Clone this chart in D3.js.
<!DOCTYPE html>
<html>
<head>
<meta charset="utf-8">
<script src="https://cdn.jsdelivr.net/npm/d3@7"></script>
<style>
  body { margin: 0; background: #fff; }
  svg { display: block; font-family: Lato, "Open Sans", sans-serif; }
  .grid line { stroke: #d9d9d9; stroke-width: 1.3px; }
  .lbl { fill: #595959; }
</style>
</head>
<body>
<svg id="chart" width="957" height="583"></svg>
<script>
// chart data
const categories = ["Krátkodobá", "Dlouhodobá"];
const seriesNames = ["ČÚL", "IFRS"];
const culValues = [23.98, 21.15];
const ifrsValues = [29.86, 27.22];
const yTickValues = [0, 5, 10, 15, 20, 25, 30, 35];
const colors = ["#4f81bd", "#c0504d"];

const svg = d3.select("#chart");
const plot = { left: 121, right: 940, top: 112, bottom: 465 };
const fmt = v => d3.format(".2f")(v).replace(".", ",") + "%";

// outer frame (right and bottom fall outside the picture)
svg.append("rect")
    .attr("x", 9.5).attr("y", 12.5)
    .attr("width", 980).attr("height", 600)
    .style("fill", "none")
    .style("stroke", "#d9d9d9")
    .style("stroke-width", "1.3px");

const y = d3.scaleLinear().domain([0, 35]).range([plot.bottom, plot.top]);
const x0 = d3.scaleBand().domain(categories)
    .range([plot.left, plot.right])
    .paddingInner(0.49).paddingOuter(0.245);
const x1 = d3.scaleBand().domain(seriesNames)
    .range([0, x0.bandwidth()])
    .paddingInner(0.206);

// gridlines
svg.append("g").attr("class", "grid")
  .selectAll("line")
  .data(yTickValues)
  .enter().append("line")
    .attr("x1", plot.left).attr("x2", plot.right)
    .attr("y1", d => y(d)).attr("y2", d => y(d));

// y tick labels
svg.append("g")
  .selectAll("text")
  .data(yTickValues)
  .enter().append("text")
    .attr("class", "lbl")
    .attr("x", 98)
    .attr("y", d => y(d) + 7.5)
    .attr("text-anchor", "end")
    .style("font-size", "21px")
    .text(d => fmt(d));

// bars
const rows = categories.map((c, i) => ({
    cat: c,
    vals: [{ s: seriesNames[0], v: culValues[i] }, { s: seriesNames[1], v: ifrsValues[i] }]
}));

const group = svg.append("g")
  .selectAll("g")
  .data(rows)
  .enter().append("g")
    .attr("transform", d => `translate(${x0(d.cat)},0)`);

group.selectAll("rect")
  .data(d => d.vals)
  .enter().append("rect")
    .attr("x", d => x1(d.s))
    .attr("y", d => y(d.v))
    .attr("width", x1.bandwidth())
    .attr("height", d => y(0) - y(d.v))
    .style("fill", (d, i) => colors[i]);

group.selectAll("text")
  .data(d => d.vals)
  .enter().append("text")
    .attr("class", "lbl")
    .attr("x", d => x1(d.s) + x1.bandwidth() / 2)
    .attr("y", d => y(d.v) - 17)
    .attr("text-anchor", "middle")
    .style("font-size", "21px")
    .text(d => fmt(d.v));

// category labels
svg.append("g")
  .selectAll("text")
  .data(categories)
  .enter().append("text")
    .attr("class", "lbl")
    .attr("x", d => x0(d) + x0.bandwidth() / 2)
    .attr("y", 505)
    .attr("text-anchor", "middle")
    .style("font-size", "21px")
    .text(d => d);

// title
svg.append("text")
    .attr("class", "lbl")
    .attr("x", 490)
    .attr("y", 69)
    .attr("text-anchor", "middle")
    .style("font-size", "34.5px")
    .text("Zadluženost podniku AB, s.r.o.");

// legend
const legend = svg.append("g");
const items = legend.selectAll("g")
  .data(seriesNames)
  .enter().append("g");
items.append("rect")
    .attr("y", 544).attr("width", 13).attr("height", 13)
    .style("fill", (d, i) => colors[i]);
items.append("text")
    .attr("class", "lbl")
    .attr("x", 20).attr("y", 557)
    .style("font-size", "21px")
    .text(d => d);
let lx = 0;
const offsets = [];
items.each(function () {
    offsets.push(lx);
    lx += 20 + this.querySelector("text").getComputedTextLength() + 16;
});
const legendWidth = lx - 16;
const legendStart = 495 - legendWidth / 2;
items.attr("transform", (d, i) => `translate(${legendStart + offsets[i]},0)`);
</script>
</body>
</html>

◇ ◇ ◇ ◇ ◇

**Exercise brief:**
Give the complete listing a second time, exactly as it reads.

**Exercise result:**
Clone this chart in D3.js.
<!DOCTYPE html>
<html>
<head>
<meta charset="utf-8">
<script src="https://cdn.jsdelivr.net/npm/d3@7"></script>
<style>
  body { margin: 0; background: #fff; }
  svg { display: block; font-family: Lato, "Open Sans", sans-serif; }
  .grid line { stroke: #d9d9d9; stroke-width: 1.3px; }
  .lbl { fill: #595959; }
</style>
</head>
<body>
<svg id="chart" width="957" height="583"></svg>
<script>
// chart data
const categories = ["Krátkodobá", "Dlouhodobá"];
const seriesNames = ["ČÚL", "IFRS"];
const culValues = [23.98, 21.15];
const ifrsValues = [29.86, 27.22];
const yTickValues = [0, 5, 10, 15, 20, 25, 30, 35];
const colors = ["#4f81bd", "#c0504d"];

const svg = d3.select("#chart");
const plot = { left: 121, right: 940, top: 112, bottom: 465 };
const fmt = v => d3.format(".2f")(v).replace(".", ",") + "%";

// outer frame (right and bottom fall outside the picture)
svg.append("rect")
    .attr("x", 9.5).attr("y", 12.5)
    .attr("width", 980).attr("height", 600)
    .style("fill", "none")
    .style("stroke", "#d9d9d9")
    .style("stroke-width", "1.3px");

const y = d3.scaleLinear().domain([0, 35]).range([plot.bottom, plot.top]);
const x0 = d3.scaleBand().domain(categories)
    .range([plot.left, plot.right])
    .paddingInner(0.49).paddingOuter(0.245);
const x1 = d3.scaleBand().domain(seriesNames)
    .range([0, x0.bandwidth()])
    .paddingInner(0.206);

// gridlines
svg.append("g").attr("class", "grid")
  .selectAll("line")
  .data(yTickValues)
  .enter().append("line")
    .attr("x1", plot.left).attr("x2", plot.right)
    .attr("y1", d => y(d)).attr("y2", d => y(d));

// y tick labels
svg.append("g")
  .selectAll("text")
  .data(yTickValues)
  .enter().append("text")
    .attr("class", "lbl")
    .attr("x", 98)
    .attr("y", d => y(d) + 7.5)
    .attr("text-anchor", "end")
    .style("font-size", "21px")
    .text(d => fmt(d));

// bars
const rows = categories.map((c, i) => ({
    cat: c,
    vals: [{ s: seriesNames[0], v: culValues[i] }, { s: seriesNames[1], v: ifrsValues[i] }]
}));

const group = svg.append("g")
  .selectAll("g")
  .data(rows)
  .enter().append("g")
    .attr("transform", d => `translate(${x0(d.cat)},0)`);

group.selectAll("rect")
  .data(d => d.vals)
  .enter().append("rect")
    .attr("x", d => x1(d.s))
    .attr("y", d => y(d.v))
    .attr("width", x1.bandwidth())
    .attr("height", d => y(0) - y(d.v))
    .style("fill", (d, i) => colors[i]);

group.selectAll("text")
  .data(d => d.vals)
  .enter().append("text")
    .attr("class", "lbl")
    .attr("x", d => x1(d.s) + x1.bandwidth() / 2)
    .attr("y", d => y(d.v) - 17)
    .attr("text-anchor", "middle")
    .style("font-size", "21px")
    .text(d => fmt(d.v));

// category labels
svg.append("g")
  .selectAll("text")
  .data(categories)
  .enter().append("text")
    .attr("class", "lbl")
    .attr("x", d => x0(d) + x0.bandwidth() / 2)
    .attr("y", 505)
    .attr("text-anchor", "middle")
    .style("font-size", "21px")
    .text(d => d);

// title
svg.append("text")
    .attr("class", "lbl")
    .attr("x", 490)
    .attr("y", 69)
    .attr("text-anchor", "middle")
    .style("font-size", "34.5px")
    .text("Zadluženost podniku AB, s.r.o.");

// legend
const legend = svg.append("g");
const items = legend.selectAll("g")
  .data(seriesNames)
  .enter().append("g");
items.append("rect")
    .attr("y", 544).attr("width", 13).attr("height", 13)
    .style("fill", (d, i) => colors[i]);
items.append("text")
    .attr("class", "lbl")
    .attr("x", 20).attr("y", 557)
    .style("font-size", "21px")
    .text(d => d);
let lx = 0;
const offsets = [];
items.each(function () {
    offsets.push(lx);
    lx += 20 + this.querySelector("text").getComputedTextLength() + 16;
});
const legendWidth = lx - 16;
const legendStart = 495 - legendWidth / 2;
items.attr("transform", (d, i) => `translate(${legendStart + offsets[i]},0)`);
</script>
</body>
</html>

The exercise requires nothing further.